Wine by contrast seems to lift any occasion into the realm of special and celebratory. People still ooh and aah over wine: even a meal in a place like Chili’s or Applebee’s is heightened when wine is set on the table. People perceive this about wine, consciously or not; either way, wine makes their meal feel more special. And because wine has this quality of glamour, consumers seem willing to pay extra for it.

How much extra? That is the question. I’m not as worried as Jon is about California wine pricing itself out of the market. There will always be moderately priced California wine—say, under $20—and as for the under-$10 segment, I don’t really think that much about it, except that I’m glad it’s there because it gets people to drink wine who might not otherwise.

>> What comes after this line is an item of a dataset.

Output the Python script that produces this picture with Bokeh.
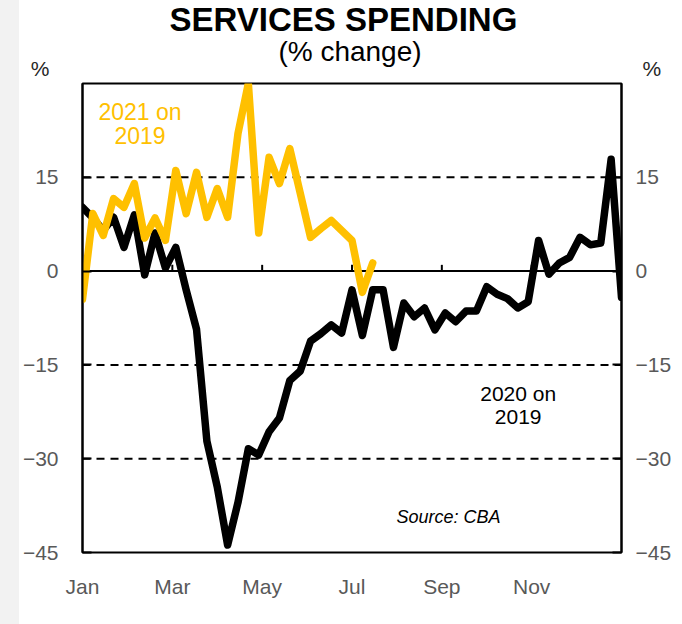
from bokeh.plotting import figure
from bokeh.models import Range1d, FixedTicker, LinearAxis, Span, Label, Spacer
from bokeh.layouts import row, column
from bokeh.core.properties import value
from bokeh.embed import file_html
from bokeh.resources import INLINE

# ---------------- data ----------------
month_labels = ["Jan", "Mar", "May", "Jul", "Sep", "Nov"]
month_ticks = [0, 2, 4, 6, 8, 10]          # months since start of year
y_ticks = [-45, -30, -15, 0, 15]
weeks_per_year = 52

weeks_2020 = list(range(53))
spend_2020 = [10.2, 8.5, 6.5, 8.6, 3.8, 9.0, -0.6, 6.1, 0.5, 3.8,
              -3.0, -9.3, -27.2, -34.5, -43.8, -37.0, -28.4, -29.4, -25.7, -23.5,
              -17.5, -16.0, -11.2, -10.0, -8.6, -9.9, -3.0, -10.3, -3.0, -3.0,
              -12.2, -5.1, -7.3, -5.9, -9.4, -6.7, -8.1, -6.4, -6.4, -2.5,
              -3.7, -4.4, -5.9, -4.9, 4.9, -0.5, 1.3, 2.2, 5.4, 4.2,
              4.5, 17.9, -4.2]

weeks_2021 = list(range(29))
spend_2021 = [-4.5, 9.2, 5.7, 11.6, 10.2, 14.0, 5.3, 8.5, 4.9, 16.1,
              9.2, 15.8, 8.6, 13.2, 8.6, 22.0, 30.0, 6.1, 18.2, 14.0,
              19.6, 12.5, 5.4, 6.8, 8.1, 6.5, 4.9, -3.4, 1.3]

x2020 = [w * 12 / weeks_per_year for w in weeks_2020]
x2021 = [w * 12 / weeks_per_year for w in weeks_2021]

FONT = "Liberation Sans"
GOLD = "#FFC000"
GREY = "#595959"
W = 663
BL, BR = 63, 61   # side borders shared by both figures

# ---------------- header (titles) ----------------
HH = 80
h = figure(width=W, height=HH, output_backend="svg", toolbar_location=None,
           x_range=Range1d(82.5, 621.5), y_range=Range1d(HH, 0),
           min_border_left=BL, min_border_right=BR, min_border_top=0, min_border_bottom=0,
           x_axis_type=None, y_axis_type=None)
h.outline_line_color = None
h.grid.visible = False
h.background_fill_color = "white"
h.border_fill_color = "white"

h.text(x=[348], y=[19], text=["SERVICES  SPENDING"], text_font=value(FONT),
       text_font_size="33px", text_font_style="bold", text_color="black",
       text_align="center", text_baseline="middle")
h.text(x=[350], y=[51], text=["(% change)"], text_font=value(FONT),
       text_font_size="28px", text_color="black",
       text_align="center", text_baseline="middle")

pct_pos = 68
def pct_axis(standoff):
    ax = LinearAxis(ticker=FixedTicker(ticks=[pct_pos]),
                    major_label_overrides={pct_pos: "%"})
    ax.axis_line_color = None
    ax.major_tick_line_color = None
    ax.minor_tick_line_color = None
    ax.major_tick_in = 0
    ax.major_tick_out = 0
    ax.major_label_text_font = FONT
    ax.major_label_text_font_size = "21px"
    ax.major_label_text_color = "#262626"
    ax.major_label_standoff = standoff
    return ax

h.add_layout(pct_axis(33), "left")
h.add_layout(pct_axis(21), "right")

# ---------------- main chart ----------------
p = figure(width=W, height=624 - HH, output_backend="svg", toolbar_location=None,
           x_range=Range1d(0, 12), y_range=Range1d(-45, 30),
           min_border_left=BL, min_border_right=BR, min_border_top=3, min_border_bottom=72)
p.background_fill_color = "white"
p.border_fill_color = "white"
p.outline_line_color = "black"
p.outline_line_width = 2
p.grid.visible = False

# x axis
xa = p.xaxis[0]
xa.ticker = FixedTicker(ticks=month_ticks)
xa.major_label_overrides = {t: l for t, l in zip(month_ticks, month_labels)}
xa.axis_line_color = None
xa.major_tick_line_color = None
xa.minor_tick_line_color = None
xa.major_label_text_font = FONT
xa.major_label_text_font_size = "21px"
xa.major_label_text_color = GREY
xa.major_label_standoff = 16

def style_y(ax, standoff):
    ax.ticker = FixedTicker(ticks=y_ticks)
    ax.axis_line_color = "black"
    ax.axis_line_width = 2
    ax.major_tick_in = 9
    ax.major_tick_out = 0
    ax.major_tick_line_width = 2
    ax.major_tick_line_color = "black"
    ax.minor_tick_line_color = None
    ax.major_label_text_font = FONT
    ax.major_label_text_font_size = "21px"
    ax.major_label_text_color = GREY
    ax.major_label_standoff = standoff

style_y(p.yaxis[0], 24)
ra = LinearAxis()
style_y(ra, 14)
p.add_layout(ra, "right")

# gridlines
for t in y_ticks:
    if t == 0:
        p.add_layout(Span(location=t, dimension="width", line_color="black",
                          line_width=2, level="underlay"))
    elif t != y_ticks[0]:
        p.add_layout(Span(location=t, dimension="width", line_color="black",
                          line_width=2, line_dash="8 6", level="underlay"))

# small tick marks on the zero line
p.segment(x0=month_ticks, y0=[0] * len(month_ticks), x1=month_ticks,
          y1=[1.0] * len(month_ticks), line_color="black", line_width=2)

# series
p.line(x2020, spend_2020, line_color="black", line_width=7.5,
       line_join="round", line_cap="round")
p.line(x2021, spend_2021, line_color=GOLD, line_width=7.5,
       line_join="round", line_cap="round")

def lab(x, y, text, size, color="black", style="normal", align="center"):
    p.add_layout(Label(x=x, y=y, text=text, text_font=FONT, text_font_size=size,
                       text_color=color, text_font_style=style,
                       text_align=align, text_baseline="middle"))

lab(1.28, 25.4, "2021 on", "23px", color=GOLD)
lab(1.28, 21.7, "2019", "23px", color=GOLD)
lab(9.7, -19.5, "2020 on", "21px")
lab(9.7, -23.3, "2019", "21px")
lab(6.99, -39.4, "Source:  CBA", "18px", style="italic", align="left")

strip = Spacer(width=19, height=624, styles={"background-color": "#f2f2f2"})
layout = row(strip, column(h, p))

open("out.html", "w").write(file_html(layout, INLINE))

But I do continue to wonder about these Cabernet Sauvignon, Pinot Noir and, now, Chardonnay prices that are skyward bound. I suppose the wineries who are taking price increases know what they’re doing. At least, I like to think so. But Jon, coining a phrase, referred to “the neuroses of [California’s] prestige” as a way to pointing out that some wineries are taking increases, not because they know what they’re doing, but because they think they do; they think they’re riding the same bubble as Bordeaux.

Maybe they are. Maybe they’re not. Maybe Bordeaux’s bubble is unsustainable. Like I said, I don’t play the prognostication game anymore. But, if you look at the history of Bordeaux prices over the centuries, they have just one direction: up.